In the show’s pilot episode, we learn that Ava supposedly got canceled because she tweeted a joke about a closeted Republican senator who sent his son to a conversion therapy camp. Even though people tell her she was mean before she ever tweeted the joke, she believes it’s the reason she got proverbially canceled. The creators say that’s not so. “I think that is part of what made her so superficial, especially when we first meet her, is that she didn’t treat people super well and I think had a reputation for it,” Aniello has explained. “The reason she gets canceled for a tweet isn’t really true. She wasn’t the best person, and people didn’t really want to deal with her anymore. And so, something like that happening gave everybody an excuse to say, ‘Great, now we don’t have to work with this person anymore.’”

Smart Lost Her Husband Right Before They Started Filming Season One

Talking to Vogue, the actress said that shooting the second season felt more comfortable, especially given how the job started out for her. “Unfortunately, I had just lost my husband (Richard Gilliland) when we started filming,” the actress said about working on Season One. “So it didn’t always feel so free and easy because I was constantly worried about what was going on at home and making sure everything was being taken care of. That was always kind of in the back of my mind, which is not good when you’re working.”

How the Road Trip Idea Came About

“Season Two of Hacks is on the road, and this idea was born on a road trip between the three of us,” Statsky said, referring to her creative partners Aniello and Downs. “We were headed up to shoot something for Netflix, for Paul’s character’s sketch special, and we just started talking about women in comedy who hadn’t gotten their due, in the way their male counterparts had. I think the way you know it’s a show is that it becomes many conversations. You have the idea, something is sparked, and then you keep returning to it. That’s what happened with Hacks.”

Smart Really Wanted to Sing in the Show (Until She Didn’t)

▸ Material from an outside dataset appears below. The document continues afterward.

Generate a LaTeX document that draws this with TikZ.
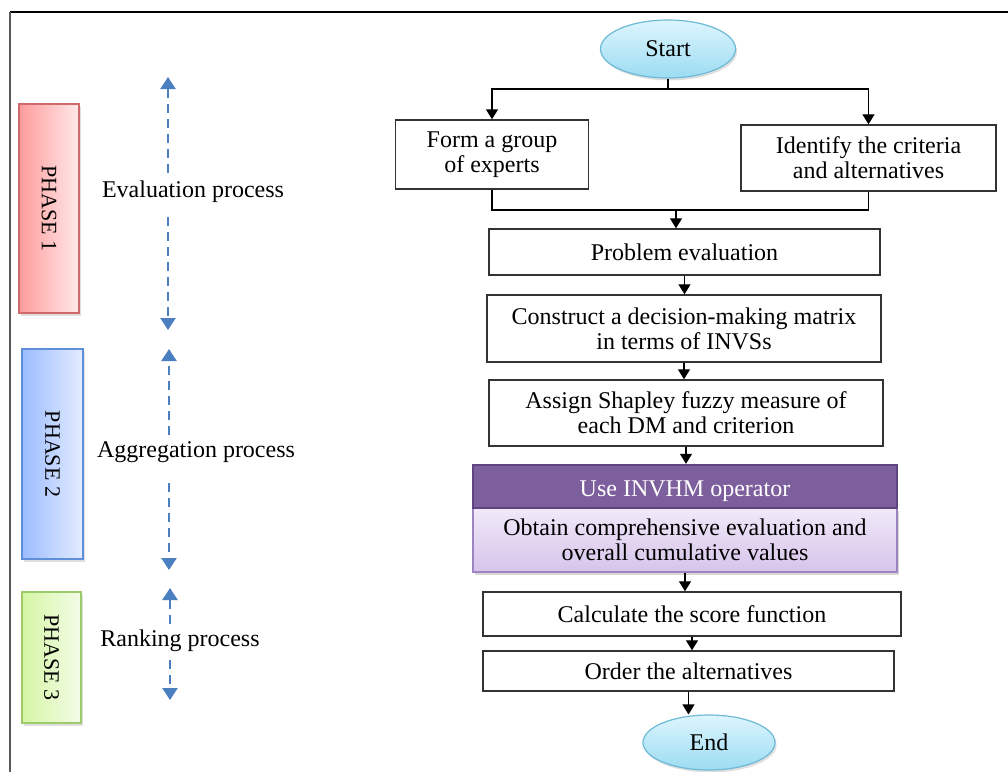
\documentclass[tikz,border=0pt]{standalone}
\usepackage{fontspec}
\setmainfont{Liberation Serif}
\usetikzlibrary{positioning,arrows.meta,shapes.geometric,shadows}
\definecolor{ovaltop}{HTML}{DDF5FD}
\definecolor{ovalbot}{HTML}{9CDCF2}
\definecolor{ovalline}{HTML}{6DBAD6}
\definecolor{opfill}{HTML}{7E5F9E}
\definecolor{opline}{HTML}{5E4580}
\definecolor{obtop}{HTML}{F1E9F9}
\definecolor{obbot}{HTML}{D6C4EA}
\definecolor{obline}{HTML}{9C84C0}
\definecolor{procblue}{HTML}{4C7FC0}
\definecolor{redleft}{HTML}{FF9C9C}
\definecolor{redright}{HTML}{FFE9E9}
\definecolor{redline}{HTML}{D06A6A}
\definecolor{blueleft}{HTML}{9CBDFF}
\definecolor{blueright}{HTML}{E4ECFF}
\definecolor{blueline}{HTML}{5E8FD8}
\definecolor{greenleft}{HTML}{D5F6A4}
\definecolor{greenright}{HTML}{F3FCE8}
\definecolor{greenline}{HTML}{9DCB6B}
\tikzset{
box/.style={
draw=black!80,
line width=0.7pt,
fill=white,
align=center,
inner sep=2pt,
font=\rmfamily\fontsize{12}{12.5}\selectfont
},
oval/.style={
ellipse,
draw=ovalline,
line width=0.6pt,
top color=ovaltop,
bottom color=ovalbot,
font=\rmfamily\fontsize{12}{13}\selectfont,
drop shadow={opacity=0.25,shadow xshift=0.8pt,shadow yshift=-1.2pt}
},
phase/.style={
draw,
line width=0.6pt,
minimum width=30pt,
font=\rmfamily\fontsize{11}{13}\selectfont,
drop shadow={opacity=0.25,shadow xshift=1pt,shadow yshift=-1.5pt}
},
proc/.style={
font=\rmfamily\fontsize{12}{13}\selectfont,
inner sep=3pt
},
arrow/.style={
-{Triangle[length=5pt,width=6pt]},
line width=0.65pt
},
dasharrow/.style={
-{Triangle[length=6pt,width=7.5pt]},
draw=procblue,
line width=1.35pt,
dash pattern=on 4.5pt off 3pt
}
}

\begin{document}
\begin{tikzpicture}[x=0.5pt,y=-0.5pt]
\useasboundingbox (0,0) rectangle (1008,772);

\draw[black,line width=1pt](10,12)--(1008,12);
\draw[black!65,line width=1pt](10,12)--(10,772);

\node[phase,draw=redline,left color=redleft,right color=redright,minimum height=104.5pt] (ph1) at (49,208.5){\rotatebox{-90}{PHASE 1}};
\node[phase,draw=blueline,left color=blueleft,right color=blueright,minimum height=105pt,minimum width=30.5pt] (ph2) at (52.5,454){\rotatebox{-90}{PHASE 2}};
\node[phase,draw=greenline,left color=greenleft,right color=greenright,minimum height=65.5pt,minimum width=29.5pt] (ph3) at (51.5,657.5){\rotatebox{-90}{PHASE 3}};

\node[proc](eval) at (193,192){Evaluation process};
\node[proc](aggr) at (196,452){Aggregation process};
\node[proc](rankp) at (180,641){Ranking process};

\coordinate (u1) at (168,77);
\coordinate (d1) at (168,330);
\coordinate (u2) at (169,349);
\coordinate (d2) at (169,570);
\coordinate (u3) at (170,588);
\coordinate (d3) at (170,700);
\draw[dasharrow]([yshift=1pt]eval.north -| u1)--(u1);
\draw[dasharrow]([yshift=-4pt]eval.south -| d1)--(d1);
\draw[dasharrow](aggr.north -| u2)--(u2);
\draw[dasharrow]([yshift=-7pt]aggr.south -| d2)--(d2);
\draw[dasharrow](rankp.north -| u3)--(u3);
\draw[dasharrow]([yshift=-1pt]rankp.south -| d3)--(d3);

\node[oval,minimum width=67.5pt,minimum height=29pt](start) at (668,49){Start};
\node[box,minimum width=96.5pt,minimum height=34.5pt](group) at (492,154.5){Form a group\\of experts};
\node[box,minimum width=127.5pt,minimum height=33pt](ident) at (868.5,158){Identify the criteria\\and alternatives};
\node[box,minimum width=195.5pt,minimum height=23pt](prob) at (684.5,252){Problem evaluation};
\node[box,minimum width=197pt,minimum height=33.5pt](constr) at (684,328.5){Construct a decision-making matrix\\in terms of INVSs};
\node[box,minimum width=197pt,minimum height=33pt](assign) at (686,413){Assign Shapley fuzzy measure of\\each DM and criterion};
\node[box,draw=obline,top color=obtop,bottom color=obbot,minimum width=212pt,minimum height=32pt,drop shadow={opacity=0.3,shadow xshift=1pt,shadow yshift=-1.5pt}](obtain) at (685,540){Obtain comprehensive evaluation and\\overall cumulative values};
\node[box,draw=opline,line width=1.2pt,fill=opfill,text=white,minimum width=212pt,minimum height=21.5pt](oper) at (685,486.5){\raisebox{-2.5pt}[\height][\depth]{Use INVHM operator}};
\node[box,minimum width=209pt,minimum height=22pt](score) at (692,614){Calculate the score function};
\node[box,minimum width=205.5pt,minimum height=20pt](order) at (688.5,671){Order the alternatives};
\node[oval,minimum width=66pt,minimum height=27.5pt](finish) at (709,742.5){End};

\coordinate (split) at (668,89);
\coordinate (merge) at (676,210);
\draw[line width=0.65pt](start)--(split);
\draw[arrow](split)-|(group.north);
\draw[arrow](split)-|(ident.north);
\draw[line width=0.65pt](group.south)|-(merge);
\draw[line width=0.65pt](ident.south)|-(merge);
\draw[arrow](merge)--(merge |- prob.north);

\foreach \x/\y in {prob/constr,constr/assign,assign/oper,obtain/score,score/order,order/finish}
\draw[arrow](\x.south)--(\x.south |- \y.north);

\end{tikzpicture}
\end{document}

Deborah performed “(You Make Me Feel Like) A Natural Woman” onboard a gay cruise ship in Season Two, which according to the creators, was her idea. “Jean said, ‘I really wanna sing. If we get a Season One, I really wanna sing,’” Statsky remembers the actress telling them prior to the show getting the greenlight. “And we were like, ‘Great! That sounds awesome. No problem. We’ll write that in.’ And then, we wrote it in, and it was happening, and she came to us and said, ‘Don’t listen to me. Don’t take my suggestions. I don’t wanna sing.’”

“It was torture,” Smart later said. “I mean, it was sort of fun, but it was torture.”

The Show Has Won a Ton of Awards

Some of the show’s biggest wins include Golden Globes for Best TV Series (Musical or Comedy) and Best Actress in the same category (for Smart) in 2022, as well as a Peabody Award in Entertainment that same year. Smart also won two Emmys for her character, and just about every crew member working on the show has either been nominated or has won an award, too.

Female Comedians Have Embraced the Show

Given that the idea behind the show was to show the struggles of — and celebrate — women in comedy, Statsky told NPR: “One of the greatest things about the show is that we have heard from these female comedians and artists who are, you know, massive, massive influences to us. You know, people like Rosie O’Donnell or Wanda Sykes or, you know, Susie Essman. We wanted to make the show for women like that. We wanted to honor women who have been doing what they do so well for so long and maybe haven’t been celebrated or certainly haven’t been celebrated as much as they should. And then we were very touched by the idea of how many women coming up in comedy or the arts, because it was such an unwelcoming place for them, didn’t get to tell their story, didn’t keep going because the path was so difficult and made so much harder for them.”